Além disso, nos últimos quatro Carnavais, assinou ao menos cinco sambas-enredo que tocaram na Sapucaí pelo grupo especial quatro pelo Paraíso do Tuiuti e um pela Mangueira. O número, porém, não leva em conta os muitos sambas que fez e que acabaram derrotados nas disputas internas das escolas.
“Chico Buarque me perguntou qual a sensação de ter um samba cantado na avenida. Eu falei ‘Chico, pelo amor de Deus, bicho, você tem todas as sensações do mundo’. Essa coisa de entrar pela avenida, passar pelo setor um e ser reconhecido, isso mexe muito comigo.”
Moa, como ele é chamado pelos mais próximos, diz que está construindo o seu legado e que, apesar de reconhecer já ter feito muita coisa, quer fazer mais. Vive, em suas palavras, uma angústia de letrista. “Tudo que fiz já foi. Tenho que continuar fazendo e não me preocupar com o que passou. Agora, falta fazer tudo”, diz ele.
“Tive uma crise de ansiedade esses dias. Minha mulher estava me ajudando a respirar melhor, e aí Augusto Martins me mandou uma música de João Donato sem letra. Falei ‘caramba, a angústia de um lado, e o letrista de outro’. Fiquei até de manhã fazendo a música.”
A alta produtividade pode estar ligada ao avanço da idade. Aos 65 anos, o músico já enfrentou problemas de saúde que o obrigaram a fazer pequenas pausas.

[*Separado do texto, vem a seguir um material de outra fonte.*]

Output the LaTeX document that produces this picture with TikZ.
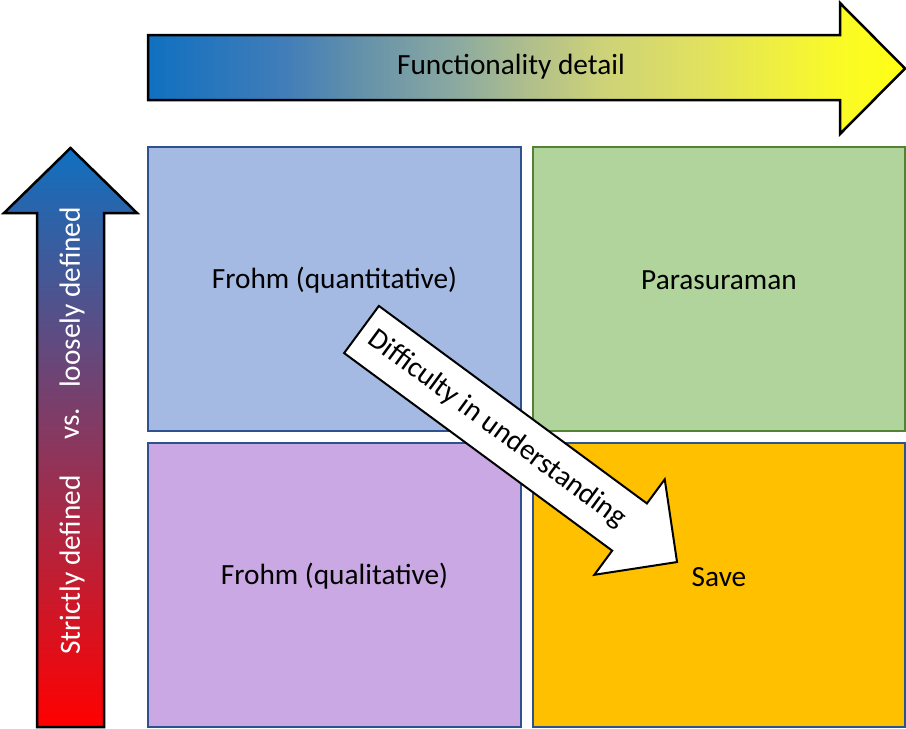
\documentclass[tikz,border=0pt]{standalone}
\usepackage{fontspec}
\setmainfont{Carlito}
\definecolor{accblue}{RGB}{16,112,192}
\definecolor{boxblue}{RGB}{164,186,226}
\definecolor{boxgreen}{RGB}{177,212,156}
\definecolor{boxpurple}{RGB}{201,168,227}
\definecolor{boxorange}{RGB}{255,192,0}
\definecolor{edgeblue}{RGB}{47,82,143}
\definecolor{edgegreen}{RGB}{84,130,53}
% blue-to-yellow fill of the horizontal axis arrow
% (the path's bounding box covers the band 25bp--75bp)
\pgfdeclarehorizontalshading{funcshade}{100bp}{%
  rgb(0bp)=(0.063,0.439,0.753);
  rgb(25bp)=(0.063,0.439,0.753);
  rgb(34bp)=(0.255,0.490,0.725);
  rgb(39bp)=(0.392,0.569,0.667);
  rgb(45.5bp)=(0.549,0.667,0.627);
  rgb(50bp)=(0.686,0.745,0.549);
  rgb(55bp)=(0.804,0.824,0.471);
  rgb(61.5bp)=(0.882,0.882,0.373);
  rgb(70.5bp)=(0.980,0.980,0.157);
  rgb(75bp)=(1,1,0.078);
  rgb(100bp)=(1,1,0.078)}
\begin{document}
\begin{tikzpicture}[x=1pt,y=-1pt,
  quad/.style={line width=2pt},
  bigarrow/.style={draw=black,line width=2.5pt,line join=miter},
  txt/.style={font=\fontsize{29.3}{35}\selectfont,inner sep=0pt}]
\useasboundingbox (0,0) rectangle (906,729);

% quadrant boxes
\filldraw[quad,fill=boxblue,draw=edgeblue]     (148,147) rectangle (521,431);
\filldraw[quad,fill=boxgreen,draw=edgegreen]   (533,147) rectangle (905,431);
\filldraw[quad,fill=boxpurple,draw=edgeblue]   (148,443) rectangle (521,727);
\filldraw[quad,fill=boxorange,draw=edgeblue]   (533,443) rectangle (905,727);

\node[txt] (quant) at (334.5,280) {Frohm (quantitative)};
\node[txt] (para)  at (719,280)   {Parasuraman};
\node[txt] (qual)  at (334.5,576) {Frohm (qualitative)};
\node[txt] (save)  at (719,577)   {Save};

% horizontal axis arrow
\path[bigarrow,shading=funcshade,shading angle=0]
  (148,35) -- (840,35) -- (840,3) -- (905,68.5) -- (840,134) -- (840,100) -- (148,100) -- cycle;
\node[txt] (func) at (511,67) {Functionality detail};

% vertical axis arrow
\path[bigarrow,top color=accblue,bottom color=red]
  (37,727) -- (37,213) -- (4,213) -- (70.5,148) -- (137,213) -- (104,213) -- (104,727) -- cycle;
\node[txt,text=white,rotate=90] (strict) at (72,565) {Strictly defined};
\node[txt,text=white,rotate=90] (vs)     at (72,424) {vs.};
\node[txt,text=white,rotate=90] (loose)  at (72,297.5) {loosely defined};

% diagonal arrow
\begin{scope}[shift={(361.5,329.5)},rotate=-36.39]
  \filldraw[bigarrow,fill=white,line width=2pt]
    (0,-29.3) -- (333,-29.3) -- (333,-59.3) -- (392,0) -- (333,59.3) -- (333,29.3) -- (0,29.3) -- cycle;
  \node[txt,transform shape] (diff) at (168,0) {Difficulty in understanding};
\end{scope}
\end{tikzpicture}
\end{document}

No ano passado, ficou uma semana internado na UTI para tratar uma insuficiência respiratória. Foi um susto para os parceiros de roda e aos fãs embora todos soubessem que, na semana anterior, ele havia fugido do hospital, depois de ter recebido o diagnóstico de pneumonia.
Moa diz que não tem medo de morrer, mas sim de hospital. O temor, afirma, vem dos casos de seus amigos. Beth morreu em abril de 2019, após meses internada. Aldir Blanc morreu de Covid em maio de 2020, em um hospital público do Rio, já que não tinha plano de saúde.
Há ainda Arlindo Cruz, que vive com sequelas graves de um AVC que sofreu em 2017 e precisa de cuidado em tempo integral. “A pior coisa que já vivi, e não tem nada parecido, foi o CTI. Prefiro a morte”, diz Moacyr, que já enfrentou um câncer de próstata e vive com Parkinson desde 2008.
Mas o tom dramático do músico passa longe de ser uma vontade. Faz parte, na verdade, de seu senso de humor ácido. A ideia de Moa é continuar trabalhando e produzindo até o final da vida, que espera não chegar tão cedo.
“Acredito que vou ficar pelo conjunto da obra. As pessoas vão começar a procurar pelo Moacyr Luz e falar caralho, essa música é dele? Como pode, esse cara é louco.”
“O meu prazo de validade já foi”, diz, aos risos, para logo se corrigir. “Espero viver mais 200 anos. Mas, se viver só mais um, está bom.”